Tuesday, June 22, 2010

The Real Lezwives of LA

I should've braced myself for disappointment the instant I saw the advertisement on the back cover of Star Magazine. There, in full color, with sunbeams and palm trees adorning their crotches, were the real lesbians of the new reality series, The Real L Word. The highly anticipated show, developed by L Word creator Ilene Chaiken, premiered Sunday night on Showtime. And it might as well be called The Real Leswives of Los Angeles because the show is pretty trashy.

I do not say it's trashy because I am offended by sex. No, no. I was a big fan of the plentiful sex scenes in The L Word. In contrast, this new lesbian reality show was surprisingly lacking in sex. Rather, it was trashy because Chaiken managed to find, among the otherwise appealing and smart lesbians of LA—which I assume exist, though you'd never know it from this show—a half dozen gutter-mouthed, unprofessional, and unlikable young women. I suppose I should expect nothing less from reality TV. But Chaiken seemed to be aiming no higher than the low-brow bar set by The Real Housewives and The Jersey Shore, which is surprising considering that The L Word was a show of some substance and quality, not to mention beauty. Or perhaps the real lesbians of LA—the "polished" lesbians—wouldn't be caught dead on reality TV.

In the opening scenes we hear Whitney, the show's tattooed Shane-esque stud, describing LA lesbians as "polished" compared to those East Coast ruffians in New York. If polished means having a vocabulary with adjectives and adverbs limited to those used by Tony Soprano, then, yes, the LA lesbians are very polished. Very fuckin' polished. But I dunno, I'm so East Coast. Sadly, I just didn't see anything that struck me as polished on this show. I saw a lot of bad overhead lighting and cheap kitchen cabinetry and poor interpersonal communication skills. And the unfortunate use of the word "douchebaggy." I try not to judge. But these gals are bragging about how sophisticated they are, and it's hard to not call them out when one of them—domineering Mikey, who wears sunglasses indoors—can't control her emotions at work. "We'll never fucking work with your agency again. Don't ever fucking call my showroom," she says into the phone. Badly done, Mikey. Badly done.

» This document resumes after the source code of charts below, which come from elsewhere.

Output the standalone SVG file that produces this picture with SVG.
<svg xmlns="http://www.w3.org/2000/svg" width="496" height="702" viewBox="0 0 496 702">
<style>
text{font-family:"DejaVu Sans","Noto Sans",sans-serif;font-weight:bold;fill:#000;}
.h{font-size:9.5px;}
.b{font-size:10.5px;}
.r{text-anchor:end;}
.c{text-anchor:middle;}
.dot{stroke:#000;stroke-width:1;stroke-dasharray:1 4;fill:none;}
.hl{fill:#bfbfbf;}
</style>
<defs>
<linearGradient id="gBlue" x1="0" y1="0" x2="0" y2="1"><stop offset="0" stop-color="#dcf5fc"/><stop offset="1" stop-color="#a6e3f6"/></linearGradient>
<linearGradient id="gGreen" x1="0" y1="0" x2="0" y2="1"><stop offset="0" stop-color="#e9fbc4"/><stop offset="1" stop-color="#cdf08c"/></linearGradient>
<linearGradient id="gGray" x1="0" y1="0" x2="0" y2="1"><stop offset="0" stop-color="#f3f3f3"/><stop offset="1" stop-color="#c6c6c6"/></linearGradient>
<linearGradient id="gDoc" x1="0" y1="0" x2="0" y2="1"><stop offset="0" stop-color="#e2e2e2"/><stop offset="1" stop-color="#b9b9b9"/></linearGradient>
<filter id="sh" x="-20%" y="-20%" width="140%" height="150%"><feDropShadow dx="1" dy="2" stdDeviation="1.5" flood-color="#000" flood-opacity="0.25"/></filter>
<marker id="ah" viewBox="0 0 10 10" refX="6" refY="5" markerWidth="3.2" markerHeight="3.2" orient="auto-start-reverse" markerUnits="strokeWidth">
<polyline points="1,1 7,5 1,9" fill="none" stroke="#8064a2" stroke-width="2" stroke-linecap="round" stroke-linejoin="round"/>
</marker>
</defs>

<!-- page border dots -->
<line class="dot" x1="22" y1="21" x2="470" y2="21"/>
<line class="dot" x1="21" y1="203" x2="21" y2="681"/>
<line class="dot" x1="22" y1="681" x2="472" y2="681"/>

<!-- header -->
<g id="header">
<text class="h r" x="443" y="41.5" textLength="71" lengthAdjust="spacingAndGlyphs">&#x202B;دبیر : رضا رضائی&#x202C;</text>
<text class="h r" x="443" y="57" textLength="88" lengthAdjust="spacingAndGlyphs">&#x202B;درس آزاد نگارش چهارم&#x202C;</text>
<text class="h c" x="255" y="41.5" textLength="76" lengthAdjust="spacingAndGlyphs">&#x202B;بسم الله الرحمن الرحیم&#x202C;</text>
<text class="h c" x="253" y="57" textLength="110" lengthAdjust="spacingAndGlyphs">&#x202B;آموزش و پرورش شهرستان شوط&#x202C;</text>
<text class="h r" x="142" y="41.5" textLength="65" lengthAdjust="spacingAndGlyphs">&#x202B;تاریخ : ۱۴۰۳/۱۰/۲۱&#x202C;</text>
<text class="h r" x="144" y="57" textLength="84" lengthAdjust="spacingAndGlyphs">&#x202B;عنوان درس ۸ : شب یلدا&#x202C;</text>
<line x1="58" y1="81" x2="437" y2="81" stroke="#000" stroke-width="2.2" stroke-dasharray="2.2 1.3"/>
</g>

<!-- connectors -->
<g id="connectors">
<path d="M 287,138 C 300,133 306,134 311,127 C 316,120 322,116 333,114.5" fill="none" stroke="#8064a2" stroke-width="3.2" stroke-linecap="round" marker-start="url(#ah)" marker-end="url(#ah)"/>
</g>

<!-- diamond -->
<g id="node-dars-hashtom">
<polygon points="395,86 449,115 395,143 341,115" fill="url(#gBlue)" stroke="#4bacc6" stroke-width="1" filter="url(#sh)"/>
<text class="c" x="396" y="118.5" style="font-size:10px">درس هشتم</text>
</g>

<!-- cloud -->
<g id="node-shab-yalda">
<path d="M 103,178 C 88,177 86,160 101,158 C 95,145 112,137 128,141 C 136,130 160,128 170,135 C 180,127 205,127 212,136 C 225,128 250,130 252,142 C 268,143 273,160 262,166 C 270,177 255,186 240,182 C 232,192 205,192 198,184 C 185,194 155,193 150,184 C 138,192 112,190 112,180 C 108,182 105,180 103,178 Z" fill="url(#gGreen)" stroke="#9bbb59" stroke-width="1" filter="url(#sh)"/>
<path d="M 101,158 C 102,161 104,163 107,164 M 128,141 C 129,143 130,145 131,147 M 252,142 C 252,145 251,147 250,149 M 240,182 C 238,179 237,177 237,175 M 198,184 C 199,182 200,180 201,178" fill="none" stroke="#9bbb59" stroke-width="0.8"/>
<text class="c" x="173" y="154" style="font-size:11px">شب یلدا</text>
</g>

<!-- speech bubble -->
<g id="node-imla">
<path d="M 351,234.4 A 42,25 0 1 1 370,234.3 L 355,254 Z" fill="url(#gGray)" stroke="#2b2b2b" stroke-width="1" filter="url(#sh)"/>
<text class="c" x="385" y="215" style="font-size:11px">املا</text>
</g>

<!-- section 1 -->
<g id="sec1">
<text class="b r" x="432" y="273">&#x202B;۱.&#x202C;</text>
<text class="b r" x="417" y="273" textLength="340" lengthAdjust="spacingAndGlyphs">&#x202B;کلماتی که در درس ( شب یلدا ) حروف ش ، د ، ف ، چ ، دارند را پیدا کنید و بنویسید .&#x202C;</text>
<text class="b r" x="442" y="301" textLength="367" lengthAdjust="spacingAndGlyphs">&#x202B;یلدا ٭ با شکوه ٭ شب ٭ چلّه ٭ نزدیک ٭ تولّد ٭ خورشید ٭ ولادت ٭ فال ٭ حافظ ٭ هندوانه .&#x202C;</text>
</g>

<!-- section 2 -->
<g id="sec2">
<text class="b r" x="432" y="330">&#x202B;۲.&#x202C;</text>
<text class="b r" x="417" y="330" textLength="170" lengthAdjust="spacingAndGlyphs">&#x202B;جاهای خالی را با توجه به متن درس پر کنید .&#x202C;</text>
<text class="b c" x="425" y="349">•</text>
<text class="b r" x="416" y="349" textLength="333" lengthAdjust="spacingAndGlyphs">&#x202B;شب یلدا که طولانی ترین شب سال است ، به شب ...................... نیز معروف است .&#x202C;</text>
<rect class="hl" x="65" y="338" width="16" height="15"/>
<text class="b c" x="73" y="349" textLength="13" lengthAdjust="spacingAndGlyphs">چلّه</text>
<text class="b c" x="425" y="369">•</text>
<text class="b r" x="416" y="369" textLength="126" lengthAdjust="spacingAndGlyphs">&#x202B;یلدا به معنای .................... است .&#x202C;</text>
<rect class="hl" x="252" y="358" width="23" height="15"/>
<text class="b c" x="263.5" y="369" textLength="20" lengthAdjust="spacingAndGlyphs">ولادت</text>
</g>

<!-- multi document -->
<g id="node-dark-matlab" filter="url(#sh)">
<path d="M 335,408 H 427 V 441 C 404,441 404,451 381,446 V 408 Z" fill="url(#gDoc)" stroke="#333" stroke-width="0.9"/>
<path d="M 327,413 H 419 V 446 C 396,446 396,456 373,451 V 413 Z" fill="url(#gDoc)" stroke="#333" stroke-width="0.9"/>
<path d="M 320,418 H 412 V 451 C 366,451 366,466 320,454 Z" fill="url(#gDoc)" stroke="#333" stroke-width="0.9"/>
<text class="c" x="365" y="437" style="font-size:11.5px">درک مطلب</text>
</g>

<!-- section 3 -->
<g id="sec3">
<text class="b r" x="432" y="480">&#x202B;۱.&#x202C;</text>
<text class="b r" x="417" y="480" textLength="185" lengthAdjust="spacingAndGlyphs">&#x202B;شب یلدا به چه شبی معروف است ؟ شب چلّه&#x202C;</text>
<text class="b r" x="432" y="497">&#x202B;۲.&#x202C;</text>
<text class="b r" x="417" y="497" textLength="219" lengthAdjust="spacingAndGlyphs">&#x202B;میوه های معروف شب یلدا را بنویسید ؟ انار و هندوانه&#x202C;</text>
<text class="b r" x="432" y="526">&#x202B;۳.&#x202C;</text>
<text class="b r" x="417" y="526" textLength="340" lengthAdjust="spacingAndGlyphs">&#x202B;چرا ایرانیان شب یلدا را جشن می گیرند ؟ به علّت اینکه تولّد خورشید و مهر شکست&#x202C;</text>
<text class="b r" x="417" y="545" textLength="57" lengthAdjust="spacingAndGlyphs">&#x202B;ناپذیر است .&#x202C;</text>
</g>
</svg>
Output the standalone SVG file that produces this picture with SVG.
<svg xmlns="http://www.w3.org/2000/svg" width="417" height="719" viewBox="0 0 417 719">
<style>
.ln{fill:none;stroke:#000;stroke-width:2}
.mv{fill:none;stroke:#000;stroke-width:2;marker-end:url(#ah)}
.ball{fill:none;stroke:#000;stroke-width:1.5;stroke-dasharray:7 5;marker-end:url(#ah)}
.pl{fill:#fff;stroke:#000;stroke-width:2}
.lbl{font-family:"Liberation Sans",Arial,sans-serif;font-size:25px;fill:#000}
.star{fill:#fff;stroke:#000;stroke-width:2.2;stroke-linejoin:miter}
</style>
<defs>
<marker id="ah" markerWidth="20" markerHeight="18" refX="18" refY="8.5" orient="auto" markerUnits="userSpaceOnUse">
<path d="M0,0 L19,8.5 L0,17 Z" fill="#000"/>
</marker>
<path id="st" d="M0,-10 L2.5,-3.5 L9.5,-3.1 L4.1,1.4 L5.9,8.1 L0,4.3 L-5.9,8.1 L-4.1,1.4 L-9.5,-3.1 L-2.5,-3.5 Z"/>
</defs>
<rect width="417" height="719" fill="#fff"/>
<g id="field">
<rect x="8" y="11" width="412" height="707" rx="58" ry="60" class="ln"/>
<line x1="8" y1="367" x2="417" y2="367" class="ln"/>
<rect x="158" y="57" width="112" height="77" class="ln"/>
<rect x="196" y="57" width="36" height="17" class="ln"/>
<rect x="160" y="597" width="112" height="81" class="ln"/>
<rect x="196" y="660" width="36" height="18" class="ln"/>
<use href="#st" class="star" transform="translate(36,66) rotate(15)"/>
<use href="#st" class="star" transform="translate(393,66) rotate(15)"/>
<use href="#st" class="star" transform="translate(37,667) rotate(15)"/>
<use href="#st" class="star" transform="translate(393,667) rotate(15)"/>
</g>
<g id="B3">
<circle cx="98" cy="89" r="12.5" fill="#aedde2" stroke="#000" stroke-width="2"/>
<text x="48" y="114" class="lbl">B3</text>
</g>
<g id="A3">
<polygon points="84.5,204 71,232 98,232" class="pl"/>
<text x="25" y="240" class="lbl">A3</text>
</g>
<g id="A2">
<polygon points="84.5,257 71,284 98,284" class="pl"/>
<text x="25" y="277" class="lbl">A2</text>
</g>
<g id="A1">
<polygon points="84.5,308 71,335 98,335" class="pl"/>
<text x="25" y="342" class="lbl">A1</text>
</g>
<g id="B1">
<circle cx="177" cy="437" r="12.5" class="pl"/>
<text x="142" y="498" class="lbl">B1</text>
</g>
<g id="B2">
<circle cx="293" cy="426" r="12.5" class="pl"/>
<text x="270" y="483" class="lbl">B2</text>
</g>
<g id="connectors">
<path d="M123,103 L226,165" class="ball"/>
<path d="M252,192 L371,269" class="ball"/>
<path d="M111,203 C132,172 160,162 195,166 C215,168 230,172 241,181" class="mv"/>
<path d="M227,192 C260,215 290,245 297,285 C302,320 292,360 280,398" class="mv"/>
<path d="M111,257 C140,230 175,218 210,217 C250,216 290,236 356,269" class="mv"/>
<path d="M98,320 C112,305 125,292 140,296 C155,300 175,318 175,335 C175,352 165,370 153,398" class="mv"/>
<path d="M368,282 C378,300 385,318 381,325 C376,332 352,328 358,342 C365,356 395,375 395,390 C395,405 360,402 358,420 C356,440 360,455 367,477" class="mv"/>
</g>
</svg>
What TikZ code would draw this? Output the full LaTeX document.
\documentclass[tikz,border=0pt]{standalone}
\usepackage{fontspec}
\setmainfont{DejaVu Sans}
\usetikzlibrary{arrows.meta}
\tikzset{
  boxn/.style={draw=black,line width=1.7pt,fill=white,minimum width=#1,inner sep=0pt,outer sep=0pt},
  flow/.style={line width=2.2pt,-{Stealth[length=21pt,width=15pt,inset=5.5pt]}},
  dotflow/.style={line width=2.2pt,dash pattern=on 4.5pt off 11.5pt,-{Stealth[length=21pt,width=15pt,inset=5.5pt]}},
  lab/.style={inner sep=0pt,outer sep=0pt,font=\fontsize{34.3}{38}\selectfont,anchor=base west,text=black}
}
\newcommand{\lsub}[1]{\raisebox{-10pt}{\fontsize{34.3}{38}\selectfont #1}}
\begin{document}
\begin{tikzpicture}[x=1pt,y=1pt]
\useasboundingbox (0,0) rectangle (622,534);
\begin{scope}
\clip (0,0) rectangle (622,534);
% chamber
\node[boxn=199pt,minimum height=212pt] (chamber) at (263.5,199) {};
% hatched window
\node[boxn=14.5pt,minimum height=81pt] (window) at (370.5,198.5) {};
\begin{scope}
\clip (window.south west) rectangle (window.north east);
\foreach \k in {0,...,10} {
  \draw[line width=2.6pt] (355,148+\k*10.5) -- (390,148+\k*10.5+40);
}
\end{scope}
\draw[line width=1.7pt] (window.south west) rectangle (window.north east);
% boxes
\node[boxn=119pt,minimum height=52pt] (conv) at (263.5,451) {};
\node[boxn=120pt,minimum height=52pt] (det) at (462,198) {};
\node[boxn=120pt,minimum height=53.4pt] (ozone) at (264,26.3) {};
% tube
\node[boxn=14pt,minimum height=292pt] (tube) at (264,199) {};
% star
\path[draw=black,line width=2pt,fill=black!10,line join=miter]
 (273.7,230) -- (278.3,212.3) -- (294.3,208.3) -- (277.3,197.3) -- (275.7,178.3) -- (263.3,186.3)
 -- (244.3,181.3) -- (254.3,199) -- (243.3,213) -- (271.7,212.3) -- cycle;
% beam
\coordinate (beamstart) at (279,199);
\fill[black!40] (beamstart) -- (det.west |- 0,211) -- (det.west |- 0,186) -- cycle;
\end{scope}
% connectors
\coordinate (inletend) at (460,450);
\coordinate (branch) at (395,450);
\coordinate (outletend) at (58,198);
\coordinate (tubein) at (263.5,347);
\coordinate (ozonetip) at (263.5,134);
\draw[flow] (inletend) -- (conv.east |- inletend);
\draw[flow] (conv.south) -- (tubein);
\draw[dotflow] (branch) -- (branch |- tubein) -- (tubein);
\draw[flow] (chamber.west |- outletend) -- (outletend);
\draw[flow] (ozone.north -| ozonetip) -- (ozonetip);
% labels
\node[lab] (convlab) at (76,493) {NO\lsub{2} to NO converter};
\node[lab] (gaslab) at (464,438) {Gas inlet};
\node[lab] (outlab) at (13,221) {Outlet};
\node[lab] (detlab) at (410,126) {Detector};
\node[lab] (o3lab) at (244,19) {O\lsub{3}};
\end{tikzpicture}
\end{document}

Grace Chu has created a hilarious "The Real L Word Dictionary," which illustrates how miserable things are. Considering everything, one wonders who was the intended audience for this show. Chaiken must have looked at the success (if you can call it that) of The Real Housewives franchise and seen dollar signs, because the show oddly does not seem targeted to a niche audience of lesbians. For example, the producers of the show felt the need to include an explanation of "pants" and "pumps." Get it, ladies? It means "butch" and "femme."

Sunday, June 20, 2010

The Lesbians Are All Right

I know there is concern, and understandably so, that lesbian director Lisa Cholodenko's new film, The Kids Are All Right, includes a plot twist involving a lesbian (Julianne Moore) sleeping with her sperm donor (Mark Ruffalo). I have not seen the film, which is not released until July 9, but I have to say that I'm not going to get my bikini briefs in a bunch over this.

First of all, I'm willing to give Cholodenko the benefit of the doubt on the integrity of the lesbian credibility of this film because
the writer/director of High Art and Laurel Canyon has an impressive track record.  Cholodenko is sort of the Nancy Meyers of lesbian film. But edgier because she is, after all, a dyke. She is brilliant at capturing—creating, I suppose, is a better term—mood, culture, and the influence of place. The place in her latest film, as it was in Laurel Canyon, is California. The golden, barefoot, wine-infused, faded T-shirt kind of California you imagine when Joni Mitchell sings. In fact, Cholodenko has said that Mitchell's Ladies of the Canyon was an aesthetic influence on Laurel Canyon. And Mitchell is very much present in this latest film: The daughter is named Joni, and a duet of All I Want (~I wanna make you feel free~) is sung by Annette Bening and Ruffalo.

Secondly, from what I can see, Julianne Moore and Annette Bening portray a realistic (if, granted, unusually good looking) lesbian couple who are in a real, in-depth, long-term relationship. How often do you see that on film? Seldom. So let's welcome this. Cholodenko, 46, has been around the block, and so when she describes her choice to build an otherwise conventional family around two women as a "radical gesture," I think we should give her some credit. It is indeed a radical gesture in Hollywood.